The steel pin construction of the upcoming XG-1080 cassette leaves gobs of room for drivetrain-clogging mud to pass through.
(Image credit: James Huang)

SRAM's new X.0 'family' will include a previously unannounced surprise: the clever XG-1080 'PinDome' cassette that mimics XX's incredibly light and trick X-Dome machined construction but at a far lower price point.

Like XX, the XG-1080 cassette uses a skeletonized dome-like construction but instead of being milled from a single chunk of chromoly steel (a precise but very expensive process), each cog is individually stamped in conventional fashion then pressed together with its adjacent neighbors with a varying number of short high-strength steel pins.
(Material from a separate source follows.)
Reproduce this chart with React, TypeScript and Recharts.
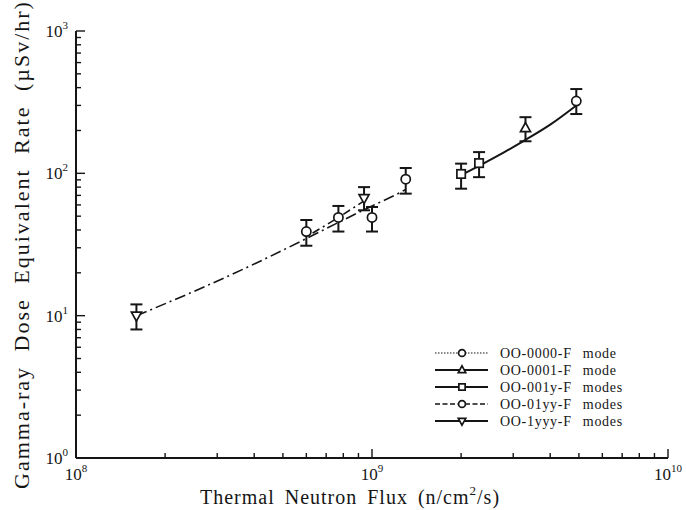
import {
  ComposedChart,
  Scatter,
  XAxis,
  YAxis,
  ErrorBar,
  Legend,
  Label,
} from 'recharts';

// measured points: x = flux, y = dose rate, lo/hi = error bar ends
const s0000X = [1.0e9, 1.3e9, 4.9e9];
const s0000Y = [49, 91, 322];
const s0000Lo = [39, 72, 261];
const s0000Hi = [58, 109, 391];

const s0001X = [3.3e9];
const s0001Y = [208];
const s0001Lo = [168];
const s0001Hi = [248];

const s001yX = [2.0e9, 2.3e9];
const s001yY = [99, 118];
const s001yLo = [78, 94];
const s001yHi = [117, 141];

const s01yyX = [6.0e8, 7.7e8];
const s01yyY = [39, 49];
const s01yyLo = [31, 39];
const s01yyHi = [47, 59];

const s1yyyX = [1.6e8, 9.4e8];
const s1yyyY = [10, 67];
const s1yyyLo = [8, 55];
const s1yyyHi = [12, 80];

// fitted curves
const fitLowX = [1.6e8, 2.5e8, 3.9e8, 5.7e8, 8.0e8, 1.0e9, 1.24e9, 1.3e9];
const fitLowY = [10, 14.8, 22.5, 33, 47, 59, 73, 77];
const fitBranchX = [6.3e8, 7.7e8, 9.4e8];
const fitBranchY = [38, 49, 64];
const fitHighX = [2.0e9, 2.3e9, 2.8e9, 3.3e9, 4.0e9, 4.9e9];
const fitHighY = [97, 113, 141, 172, 220, 300];

const X_MAJOR = [1e8, 1e9, 1e10];
const Y_MAJOR = [1, 10, 100, 1000];
const MINOR_STEPS = [2, 3, 4, 5, 6, 7, 8, 9];

const legendNames = [
  'OO-0000-F mode',
  'OO-0001-F mode',
  'OO-001y-F modes',
  'OO-01yy-F modes',
  'OO-1yyy-F modes',
];

const FONT = '"Liberation Serif", "DejaVu Serif", serif';
const INK = '#151515';

const xTicks = [
  ...X_MAJOR,
  ...X_MAJOR.slice(0, -1).flatMap((d) => MINOR_STEPS.map((m) => d * m)),
].sort((a, b) => a - b);
const yTicks = [
  ...Y_MAJOR,
  ...Y_MAJOR.slice(0, -1).flatMap((d) => MINOR_STEPS.map((m) => d * m)),
].sort((a, b) => a - b);

const points = (xs: number[], ys: number[], lo: number[], hi: number[]) =>
  xs.map((x, i) => ({ x, y: ys[i], err: [ys[i] - lo[i], hi[i] - ys[i]] }));
const curve = (xs: number[], ys: number[]) => xs.map((x, i) => ({ x, y: ys[i] }));

type Kind = 'circle' | 'up' | 'square' | 'down';

function Marker({ cx, cy, kind, s = 1 }: { cx: number; cy: number; kind: Kind; s?: number }) {
  const st = { fill: '#fff', stroke: INK, strokeWidth: 1.7 };
  if (kind === 'circle') return <circle cx={cx} cy={cy} r={4.6 * s} {...st} />;
  if (kind === 'square')
    return <rect x={cx - 4.2 * s} y={cy - 4.2 * s} width={8.4 * s} height={8.4 * s} {...st} />;
  if (kind === 'up')
    return <path d={`M${cx},${cy - 5.5 * s}L${cx + 5 * s},${cy + 3.5 * s}L${cx - 5 * s},${cy + 3.5 * s}Z`} {...st} />;
  return <path d={`M${cx},${cy + 5.5 * s}L${cx + 5 * s},${cy - 3.5 * s}L${cx - 5 * s},${cy - 3.5 * s}Z`} {...st} />;
}

const shapeOf = (kind: Kind) => (p: any) => <Marker cx={p.cx} cy={p.cy} kind={kind} />;
const noShape = () => <g />;

const exp = (v: number) => Math.round(Math.log10(v));

function BottomTick(props: any) {
  const { x, y, payload } = props;
  const major = X_MAJOR.includes(payload.value);
  return (
    <g>
      <line x1={x} x2={x} y1={y} y2={y - (major ? 9 : 5)} stroke={INK} strokeWidth={1.4} />
      {major && (
        <text x={x} y={y + 22} textAnchor="middle" fontFamily={FONT} fontSize={17} fill={INK}>
          10
          <tspan dy={-8} fontSize={11}>{exp(payload.value)}</tspan>
        </text>
      )}
    </g>
  );
}

function TopTick(props: any) {
  const { x, y, payload } = props;
  const major = X_MAJOR.includes(payload.value);
  return <line x1={x} x2={x} y1={y} y2={y + (major ? 9 : 5)} stroke={INK} strokeWidth={1.4} />;
}

function LeftTick(props: any) {
  const { x, y, payload } = props;
  const major = Y_MAJOR.includes(payload.value);
  return (
    <g>
      <line x1={x} x2={x + (major ? 9 : 5)} y1={y} y2={y} stroke={INK} strokeWidth={1.4} />
      {major && (
        <text x={x - 8} y={y + 6} textAnchor="end" fontFamily={FONT} fontSize={17} fill={INK}>
          10
          <tspan dy={-8} fontSize={11}>{exp(payload.value)}</tspan>
        </text>
      )}
    </g>
  );
}

function RightTick(props: any) {
  const { x, y, payload } = props;
  const major = Y_MAJOR.includes(payload.value);
  return <line x1={x} x2={x - (major ? 9 : 5)} y1={y} y2={y} stroke={INK} strokeWidth={1.4} />;
}

const legendStyles = [
  { dash: '1.5 1.5', w: 1.2, kind: 'circle' as Kind },
  { dash: undefined, w: 2, kind: 'up' as Kind },
  { dash: undefined, w: 2, kind: 'square' as Kind },
  { dash: '5 2.5', w: 1.6, kind: 'circle' as Kind },
  { dash: undefined, w: 2, kind: 'down' as Kind },
];

function LegendBox() {
  return (
    <svg width={230} height={92}>
      {legendNames.map((name, i) => {
        const y = 10 + i * 17;
        const st = legendStyles[i];
        return (
          <g key={name}>
            <line x1={5} x2={58} y1={y} y2={y} stroke={INK} strokeWidth={st.w} strokeDasharray={st.dash} />
            <Marker cx={32} cy={y} kind={st.kind} s={0.75} />
            <text x={70} y={y + 5} fontFamily={FONT} fontSize={14} fill={INK} wordSpacing={7} letterSpacing={0.7}>
              {name}
            </text>
          </g>
        );
      })}
    </svg>
  );
}

export default function App() {
  const axisLine = { stroke: INK, strokeWidth: 2 };
  return (
    <div style={{ position: 'absolute', left: 0, top: 0, background: '#fff' }}>
      <ComposedChart width={686} height={510} margin={{ top: 31, right: 18, bottom: 0, left: 0 }}>
        <XAxis
          xAxisId="b"
          dataKey="x"
          type="number"
          scale="log"
          domain={[1e8, 1e10]}
          allowDataOverflow
          ticks={xTicks}
          interval={0}
          tickSize={0}
          tickMargin={0}
          tickLine={false}
          tick={BottomTick}
          axisLine={axisLine}
          height={52}
        >
          <Label
            content={(p: any) => {
              const vb = p.viewBox;
              return (
                <text
                  x={vb.x + vb.width / 2 - 22}
                  y={vb.y + 46}
                  textAnchor="middle"
                  fontFamily={FONT}
                  fontSize={20}
                  letterSpacing={1}
                  wordSpacing={4}
                  fill={INK}
                >
                  Thermal Neutron Flux (n/cm
                  <tspan dy={-9} fontSize={13}>2</tspan>
                  <tspan dy={9}>/s)</tspan>
                </text>
              );
            }}
          />
        </XAxis>
        <XAxis
          xAxisId="t"
          orientation="top"
          dataKey="x"
          type="number"
          scale="log"
          domain={[1e8, 1e10]}
          allowDataOverflow
          ticks={xTicks}
          interval={0}
          tickSize={0}
          tickMargin={0}
          tickLine={false}
          tick={TopTick}
          axisLine={axisLine}
          height={0}
        />
        <YAxis
          yAxisId="l"
          type="number"
          scale="log"
          domain={[1, 1000]}
          allowDataOverflow
          ticks={yTicks}
          interval={0}
          tickSize={0}
          tickMargin={0}
          tickLine={false}
          tick={LeftTick}
          axisLine={axisLine}
          width={76}
        >
          <Label
            content={(p: any) => {
              const vb = p.viewBox;
              const cy = vb.y + vb.height / 2;
              return (
                <text
                  x={21}
                  y={cy}
                  transform={`rotate(-90 21 ${cy})`}
                  textAnchor="middle"
                  dominantBaseline="central"
                  fontFamily={FONT}
                  fontSize={22}
                  letterSpacing={2}
                  wordSpacing={7}
                  fill={INK}
                >
                  Gamma-ray Dose Equivalent Rate (µSv/hr)
                </text>
              );
            }}
          />
        </YAxis>
        <YAxis
          yAxisId="r"
          orientation="right"
          type="number"
          scale="log"
          domain={[1, 1000]}
          allowDataOverflow
          ticks={yTicks}
          interval={0}
          tickSize={0}
          tickMargin={0}
          tickLine={false}
          tick={RightTick}
          axisLine={axisLine}
          width={0}
        />

        <Scatter
          xAxisId="b"
          yAxisId="l"
          data={curve(fitLowX, fitLowY)}
          dataKey="y"
          fill="none"
          line={{ stroke: INK, strokeWidth: 1.6, strokeDasharray: '11 4 2 4' }}
          lineJointType="monotoneX"
          shape={noShape}
          isAnimationActive={false}
          legendType="none"
        />
        <Scatter
          xAxisId="b"
          yAxisId="l"
          data={curve(fitBranchX, fitBranchY)}
          dataKey="y"
          fill="none"
          line={{ stroke: INK, strokeWidth: 1.6, strokeDasharray: '8 4 2 4' }}
          lineJointType="monotoneX"
          shape={noShape}
          isAnimationActive={false}
          legendType="none"
        />
        <Scatter
          xAxisId="b"
          yAxisId="l"
          data={curve(fitHighX, fitHighY)}
          dataKey="y"
          fill="none"
          line={{ stroke: INK, strokeWidth: 2 }}
          lineJointType="monotoneX"
          shape={noShape}
          isAnimationActive={false}
          legendType="none"
        />

        {[
          { d: points(s0000X, s0000Y, s0000Lo, s0000Hi), k: 'circle' as Kind },
          { d: points(s0001X, s0001Y, s0001Lo, s0001Hi), k: 'up' as Kind },
          { d: points(s001yX, s001yY, s001yLo, s001yHi), k: 'square' as Kind },
          { d: points(s01yyX, s01yyY, s01yyLo, s01yyHi), k: 'circle' as Kind },
          { d: points(s1yyyX, s1yyyY, s1yyyLo, s1yyyHi), k: 'down' as Kind },
        ].map((s, i) => (
          <Scatter
            key={i}
            xAxisId="b"
            yAxisId="l"
            data={s.d}
            dataKey="y"
            fill="#fff"
            shape={shapeOf(s.k)}
            isAnimationActive={false}
            legendType="none"
          >
            <ErrorBar dataKey="err" direction="y" width={6} stroke={INK} strokeWidth={2} isAnimationActive={false} />
          </Scatter>
        ))}

        <Legend
          layout="vertical"
          align="center"
          verticalAlign="middle"
          wrapperStyle={{ left: 430, top: 343, width: 230, height: 92 }}
          content={() => <LegendBox />}
        />
      </ComposedChart>
    </div>
  );
}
As a result, XG-1080 is still impressively light with a target weight of just 235g – just 11g more than Shimano XTR, which currently has one fewer cog and uses lighter but faster-wearing titanium. More critically, though, each cog is fully supported around its full circumference, reducing cog flex to virtually nil for faster and more reliable shifting and virtually eliminating the possibility of bent gears.

Like XX, torque is transferred to the freehub body via an aluminum innermost cog and the smallest cog will remain a separate bit. Planned gear ratios include 11-32T and 11-36T options.

Consumers won't be able to buy an XG-1080 cassette until around August but once they're available, pricing will be quite reasonable all things considered: just US$200 as compared to the only marginally lighter XX, which goes for nearly US$350. In addition, XG-1080's stamped cogs are expected to run more quietly, too.